Мужики со значением переглянулись. Голова украдкой покрутил пальцем у виска, но решил не спорить с полоумным. Пусть прокатится туда-обратно, лишь бы телега не треснула.
За приговоренными пришли только после полудня. Обычно казни устраивались по утрам, но сегодня виселицу уже успели занять, а на завтра был записан другой «счастливчик». Одноглазый палач, которому из-за неурочной работенки пришлось пожертвовать семейным ужином, ворчал так, что Жар язвительно предложил ему поменяться местами.
— Щас, размечтался, — буркнул палач, нахлобучивая алый колпак с прорезью для глаз, но жаловаться перестал. — Вяжите их, парни!

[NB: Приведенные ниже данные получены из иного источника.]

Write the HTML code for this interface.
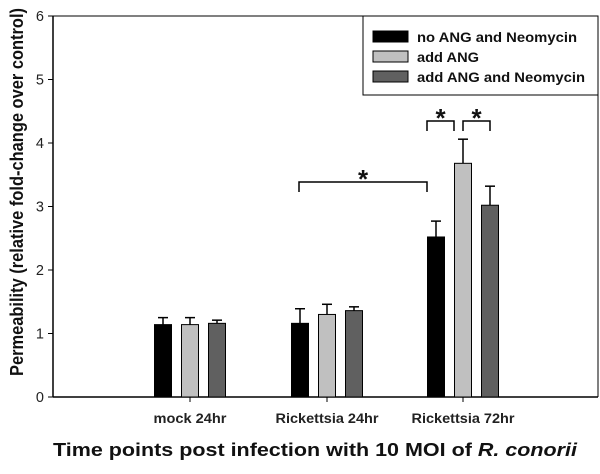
<!DOCTYPE html>
<html><head><style>
body{margin:0;background:#fff;}
text{font-family:"Liberation Sans",Arial,sans-serif;}
</style></head><body>
<svg width="600" height="469">
<g id="plot"></g>
</svg>
<script>
const categories=["mock 24hr","Rickettsia 24hr","Rickettsia 72hr"];
const seriesNames=["no ANG and Neomycin","add ANG","add ANG and Neomycin"];
const s1=[1.14,1.16,2.52];
const s2=[1.14,1.30,3.68];
const s3=[1.16,1.36,3.02];
const e1=[0.11,0.23,0.25];
const e2=[0.11,0.16,0.38];
const e3=[0.05,0.06,0.30];
const yTicks=[0,1,2,3,4,5,6];
const colors=["#000000","#c0c0c0","#606060"];
const NS="http://www.w3.org/2000/svg";
const g=document.getElementById('plot');
const X0=53,X1=598,Y0=397,Y1=16;
const y=v=>Y0-(v/6)*(Y0-Y1);
const centers=[190,327,463];
const labelW=[73,103,103];
const legendW=[160,62,168];
const bw=17,step=27;
function el(t,a,p){const e=document.createElementNS(NS,t);for(const k in a)e.setAttribute(k,a[k]);(p||g).appendChild(e);return e;}
let e;
e=el('line',{x1:X0,y1:Y0,x2:X1,y2:Y0,stroke:'#000','stroke-width':1.5});


e=el('line',{x1:X0,y1:Y1,x2:X0,y2:Y0,stroke:'#000','stroke-width':1.5});


e=el('line',{x1:X0,y1:Y1,x2:X1,y2:Y1,stroke:'#000','stroke-width':1});


e=el('line',{x1:X1,y1:Y1,x2:X1,y2:Y0,stroke:'#000','stroke-width':1});


yTicks.forEach(t=>{
 el('line',{x1:X0-5,y1:y(t),x2:X0,y2:y(t),stroke:'#000'});
 e=el('text',{x:44,y:y(t)+5,'text-anchor':'end','font-size':14.5,fill:'#222'});e.textContent=t;
 
 
});
const all=[s1,s2,s3],errs=[e1,e2,e3];
categories.forEach((c,i)=>{
 el('line',{x1:centers[i],y1:Y0,x2:centers[i],y2:Y0+5,stroke:'#000'});
 e=el('text',{x:centers[i]-labelW[i]/2,y:423,'font-size':13.5,'font-weight':'bold',fill:'#222',textLength:labelW[i],lengthAdjust:'spacingAndGlyphs'});e.textContent=c;
 
 
 all.forEach((s,j)=>{
  const bx=centers[i]+(j-1)*step-bw/2;
  el('line',{x1:bx+bw/2,y1:y(s[i]),x2:bx+bw/2,y2:y(s[i]+errs[j][i]),stroke:'#000','stroke-width':1.5});
  el('line',{x1:bx+bw/2-5,y1:y(s[i]+errs[j][i]),x2:bx+bw/2+5,y2:y(s[i]+errs[j][i]),stroke:'#000','stroke-width':1.5});
  e=el('rect',{x:bx,y:y(s[i]),width:bw,height:Y0-y(s[i]),fill:colors[j],stroke:'#000','stroke-width':1});
  
  
 });
});
function bracket(xa,xb,yy,name){
 e=el('path',{d:`M${xa} ${yy+10}V${yy}H${xb}V${yy+10}`,fill:'none',stroke:'#000','stroke-width':1.5});
 
 
 e=el('text',{x:(xa+xb)/2,y:yy+6,'text-anchor':'middle','font-size':26,'font-weight':'bold',fill:'#111'});e.textContent='*';
 
 
}
bracket(299,427,182,'bracket-24-72');
bracket(427,454,121,'bracket-black-gray');
bracket(463,490,121,'bracket-gray-dark');
e=el('rect',{x:363,y:16,width:235,height:79,fill:'#fff',stroke:'#000','stroke-width':1});


seriesNames.forEach((n,j)=>{
 const ly=31+j*20;
 e=el('rect',{x:373,y:ly,width:35,height:11,fill:colors[j],stroke:'#000'});
 
 
 e=el('text',{x:417,y:ly+11,'font-size':14,'font-weight':'bold',fill:'#111',textLength:legendW[j],lengthAdjust:'spacingAndGlyphs'});e.textContent=n;
 
 
});
e=el('text',{x:0,y:0,'text-anchor':'middle','font-size':18.5,'font-weight':'bold',fill:'#111',textLength:368,lengthAdjust:'spacingAndGlyphs',transform:'translate(23,192) rotate(-90)'});e.textContent='Permeability (relative fold-change over control)';


e=el('text',{x:53,y:456,'font-size':18,'font-weight':'bold',fill:'#111',textLength:524,lengthAdjust:'spacingAndGlyphs'});
e.innerHTML='Time points post infection with 10 MOI of <tspan font-style="italic">R. conorii</tspan>';


</script>
</body></html>
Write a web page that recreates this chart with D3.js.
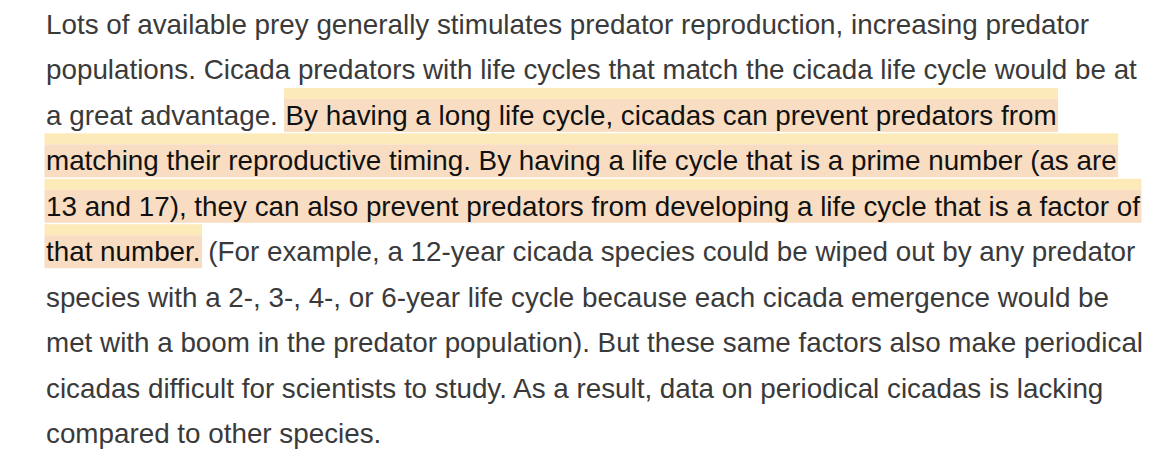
<!DOCTYPE html>
<html>
<head>
<meta charset="utf-8">
<script src="https://cdn.jsdelivr.net/npm/d3@7"></script>
<style>
  html, body { margin: 0; padding: 0; background: #ffffff; }
  svg { display: block; }
</style>
</head>
<body>
<svg id="chart" width="1170" height="462"></svg>
<script>
// Text lines (each line a list of segments; highlighted segments flagged)
const lineTexts = [
  "Lots of available prey generally stimulates predator reproduction, increasing predator",
  "populations. Cicada predators with life cycles that match the cicada life cycle would be at",
  "a great advantage. |By having a long life cycle, cicadas can prevent predators from",
  "|matching their reproductive timing. By having a life cycle that is a prime number (as are",
  "|13 and 17), they can also prevent predators from developing a life cycle that is a factor of",
  "|that number.| (For example, a 12-year cicada species could be wiped out by any predator",
  "species with a 2-, 3-, 4-, or 6-year life cycle because each cicada emergence would be",
  "met with a boom in the predator population). But these same factors also make periodical",
  "cicadas difficult for scientists to study. As a result, data on periodical cicadas is lacking",
  "compared to other species."
];
// Segments separated by "|" alternate between normal and highlighted text
const highlightedFlags = [false, true, false];

const lines = lineTexts.map((t, i) => ({
  index: i,
  segments: t.split("|").map((s, k) => ({ text: s, hl: highlightedFlags[k] })).filter(s => s.text.length)
}));

const svg = d3.select("#chart");
const y = d3.scaleLinear().domain([0, lines.length - 1]).range([34, 443]);
const left = 46;

const hlLayer = svg.append("g");
const textLayer = svg.append("g")
  .attr("font-family", "'Liberation Sans', Arial, Helvetica, sans-serif")
  .attr("font-size", 27.8);

const texts = textLayer.selectAll("text").data(lines).join("text")
  .attr("x", left)
  .attr("y", d => y(d.index))
  .style("white-space", "pre");

texts.selectAll("tspan").data(d => d.segments).join("tspan")
  .attr("fill", d => d.hl ? "#111111" : "#3a3a3a")
  .text(d => d.text);

// Highlight boxes measured from rendered text
texts.each(function(d) {
  const base = y(d.index);
  d3.select(this).selectAll("tspan").each(function(s) {
    if (!s.hl) return;
    const x0 = this.getStartPositionOfChar(0).x;
    const w = this.getComputedTextLength();
    hlLayer.append("rect").attr("x", x0 - 1.5).attr("y", base - 37)
      .attr("width", w + 3).attr("height", 11).attr("fill", "#fdeab9");
    hlLayer.append("rect").attr("x", x0 - 1.5).attr("y", base - 26)
      .attr("width", w + 3).attr("height", 33).attr("fill", "#f8ddc3");
  });
});
</script>
</body>
</html>
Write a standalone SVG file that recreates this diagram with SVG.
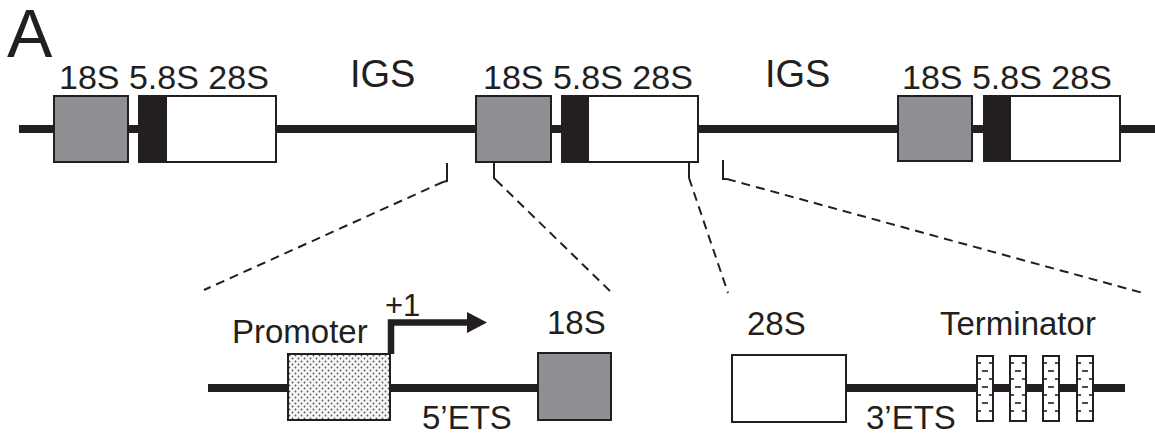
<svg xmlns="http://www.w3.org/2000/svg" width="1155" height="435" viewBox="0 0 1155 435">
  <style>
    text { font-family: "Liberation Sans", Arial, sans-serif; fill: #231f20; }
    .lbl { font-size: 34px; }
    .igs { font-size: 38px; }
    .sub { font-size: 33px; }
    .dna { stroke: #231f20; stroke-width: 8; fill: none; }
    .box { stroke: #231f20; stroke-width: 2; }
    .r18 { fill: #8e8f92; }
    .r58 { fill: #231f20; }
    .r28 { fill: #ffffff; }
    .zoom { stroke: #231f20; stroke-width: 2; fill: none; }
    .dash { stroke-dasharray: 9 6; }
    .term { fill: #ffffff; stroke: #231f20; stroke-width: 2; }
    .tick { stroke: #231f20; stroke-width: 1.6; }
  </style>
  <defs>
    <pattern id="dots" width="6" height="6" patternUnits="userSpaceOnUse">
      <rect width="6" height="6" fill="#f6f6f6"/>
      <circle cx="1.5" cy="1.5" r="0.9" fill="#555"/>
      <circle cx="4.5" cy="4.5" r="0.9" fill="#555"/>
    </pattern>
    <!-- terminator element: white bar with dash marks -->
    <g id="termbox">
      <rect class="term" x="0" y="0" width="16" height="65"/>
      <g class="tick">
        <line x1="1" y1="7" x2="4" y2="7"/><line x1="12" y1="7" x2="15" y2="7"/>
        <line x1="5" y1="15" x2="11" y2="15"/>
        <line x1="1" y1="23" x2="4" y2="23"/><line x1="12" y1="23" x2="15" y2="23"/>
        <line x1="5" y1="31" x2="11" y2="31"/>
        <line x1="1" y1="39" x2="4" y2="39"/><line x1="12" y1="39" x2="15" y2="39"/>
        <line x1="5" y1="47" x2="11" y2="47"/>
        <line x1="1" y1="55" x2="4" y2="55"/><line x1="12" y1="55" x2="15" y2="55"/>
      </g>
    </g>
  </defs>

  <rect width="1155" height="435" fill="#ffffff"/>

  <text x="7" y="57" style="font-size:68px">A</text>

  <!-- rDNA array backbone -->
  <g id="backbone">
    <line class="dna" x1="19" y1="129" x2="1155" y2="129"/>
  </g>

  <!-- repeat unit 1 -->
  <g id="unit1">
    <rect class="box r18" x="54" y="96" width="74" height="66"/>
    <rect class="box r58" x="139" y="96" width="27" height="66"/>
    <rect class="box r28" x="166" y="96" width="110" height="66"/>
    <text class="lbl" x="59" y="89">18S 5.8S 28S</text>
  </g>

  <g id="igs1"><text class="igs" x="350" y="87">IGS</text></g>

  <!-- repeat unit 2 -->
  <g id="unit2">
    <rect class="box r18" x="476" y="96" width="75" height="66"/>
    <rect class="box r58" x="562" y="96" width="26" height="66"/>
    <rect class="box r28" x="588" y="96" width="110" height="66"/>
    <text class="lbl" x="483" y="89">18S 5.8S 28S</text>
  </g>

  <g id="igs2"><text class="igs" x="765" y="87">IGS</text></g>

  <!-- repeat unit 3 -->
  <g id="unit3">
    <rect class="box r18" x="898" y="96" width="74" height="65"/>
    <rect class="box r58" x="984" y="96" width="26" height="65"/>
    <rect class="box r28" x="1010" y="96" width="110" height="65"/>
    <text class="lbl" x="902" y="89">18S 5.8S 28S</text>
  </g>

  <!-- zoom-in guides -->
  <g id="connectors">
    <polyline class="zoom" points="447,163 447,181 443,182"/>
    <line class="zoom dash" x1="443" y1="182" x2="204" y2="290"/>
    <polyline class="zoom" points="494,162 494,178 496,180"/>
    <line class="zoom dash" x1="496" y1="180" x2="610" y2="291"/>
    <polyline class="zoom" points="689,162 689,178"/>
    <line class="zoom dash" x1="689" y1="178" x2="728" y2="293"/>
    <polyline class="zoom" points="723,160 723,179 727,179"/>
    <line class="zoom dash" x1="727" y1="179" x2="1143" y2="293"/>
  </g>

  <!-- 5' region detail -->
  <g id="detail5">
    <line class="dna" x1="208" y1="388" x2="538" y2="388"/>
    <rect class="box" x="288" y="354" width="102" height="66" fill="url(#dots)"/>
    <polyline points="391,354 391,322.5 468,322.5" fill="none" stroke="#231f20" stroke-width="6.5"/>
    <polygon points="467,312 487,322.5 467,333" fill="#231f20"/>
    <rect class="box r18" x="538" y="353" width="73" height="67"/>
    <text class="sub" x="232" y="343">Promoter</text>
    <text class="sub" x="385" y="316" style="font-size:31px">+1</text>
    <text class="sub" x="547" y="334">18S</text>
    <text class="sub" x="422" y="429">5’ETS</text>
  </g>

  <!-- 3' region detail -->
  <g id="detail3">
    <line class="dna" x1="846" y1="388" x2="1125" y2="388"/>
    <rect class="box r28" x="732" y="355" width="114" height="67"/>
    <use href="#termbox" x="977" y="356"/>
    <use href="#termbox" x="1010" y="356"/>
    <use href="#termbox" x="1043" y="356"/>
    <use href="#termbox" x="1077" y="356"/>
    <text class="sub" x="747" y="335">28S</text>
    <text class="sub" x="940" y="335">Terminator</text>
    <text class="sub" x="866" y="429">3’ETS</text>
  </g>
</svg>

Наревевшаяся и обессилевшая девушка покорно позволила стянуть себе руки за спиной и поплелась к выходу между двумя стражниками. Следующей паре пришлось повозиться: Жар, решив, что терять уже нечего, отбивался, как схваченный за уши заяц. Заключенные в других камерах радостно орали и свистели в два пальца, радуясь нечастому развлечению.
Но наконец скрутили и вора.
После полумрака подземелья солнце слепило до слез, а воздух казался теплым, словно парное молоко, и таким же душистым. Как, оказывается, прекрасен мир, когда ты его покидаешь! Сразу и воркующих голубей начинаешь замечать, и собачья колбаска на мостовой становится такой трогательной…
Процессия поднялась на помост. Глашатай громко, со вкусом и выражением, зачитал приговор.
Жар жадно высматривал Алька. Если у этого гада есть хоть капля совести, он обязан прийти им на помощь! Всего-то четыре стражника охраны, глашатай и палач, толпу же можно в расчет не брать, в ней от силы пара храбрецов найдется, остальные с визгом и улюлюканьем раздадутся, давая дорогу.
Рыска молчала. Ей страшно было так, что в глазах чернело, самую малость до обморока не хватает. Хоть бы Альк не пришел! Он же сумасшедший, крысиный волк, — чего доброго, ворвется на площадь с каким-нибудь серпом или граблями и устроит резню, как на поляне. А тут женщины, дети… да и стража — она же не виновата, что ей велели охранять приговоренных! Уклониться от боя стражники не имеют права, а значит, полягут все.
Наверное, можно было попробовать использовать дар. Но девушка так устала и отупела от пережитого, что даже не пыталась барахтаться. Будь что будет, значит, такова воля Хольги.
В жиденькой толпе не мелькнуло ни единой белой макушки. Да и вообще народу собралось мало — подумаешь, каких-то бродяг вешают. Вот если бы хотя бы колесовали или за ребро… а тут пять щепок всего удовольствия.
Зато в первом ряду стоял племянник Матюхи, глядя на приговоренных злыми опухшими глазами.
Это было так обидно и нечестно, что вырвало Рыску из оцепенения.
— Неправда, мы твоего дядю не убивали! — крикнула она, шагнув к краю помоста. Стражник поймал ее за связанные руки, оттащил назад. Девушка споткнулась, упала на колени.
Парнишка потупился и попятился. Толпа заворчала. Начались перешептывания: «А с виду такая молоденькая, может, и не врет…»
— Ага-ага. — Палач почесал под мышкой. — Мы тут только невинных каждый день и вздергиваем.
Послышались смешки — большинство зрителей тоже были настроены скептически. Чего только перед казнью от страху не наговоришь, самой пресвятой Хольгой прикинешься.
— Конечно, невинных, — нахально подтвердил Жар. — У виновных-то есть чем от наместника и судей откупиться.
Симпатии толпы снова переметнулись на сторону осужденных. Косого наместника, несмотря на все его усилия по возвеличению Зайцеграда (а может, как раз благодаря им), в городе терпеть не могли, а продажность судей ни у кого не вызывала сомнений.
— Ну так молитесь Богине, — ехидно посоветовал палач. — Она небось гибели праведников не допустит. — И кивнул стражникам: мол, давайте поскорее избавимся от этой обузы, пока лишние слухи не поползли.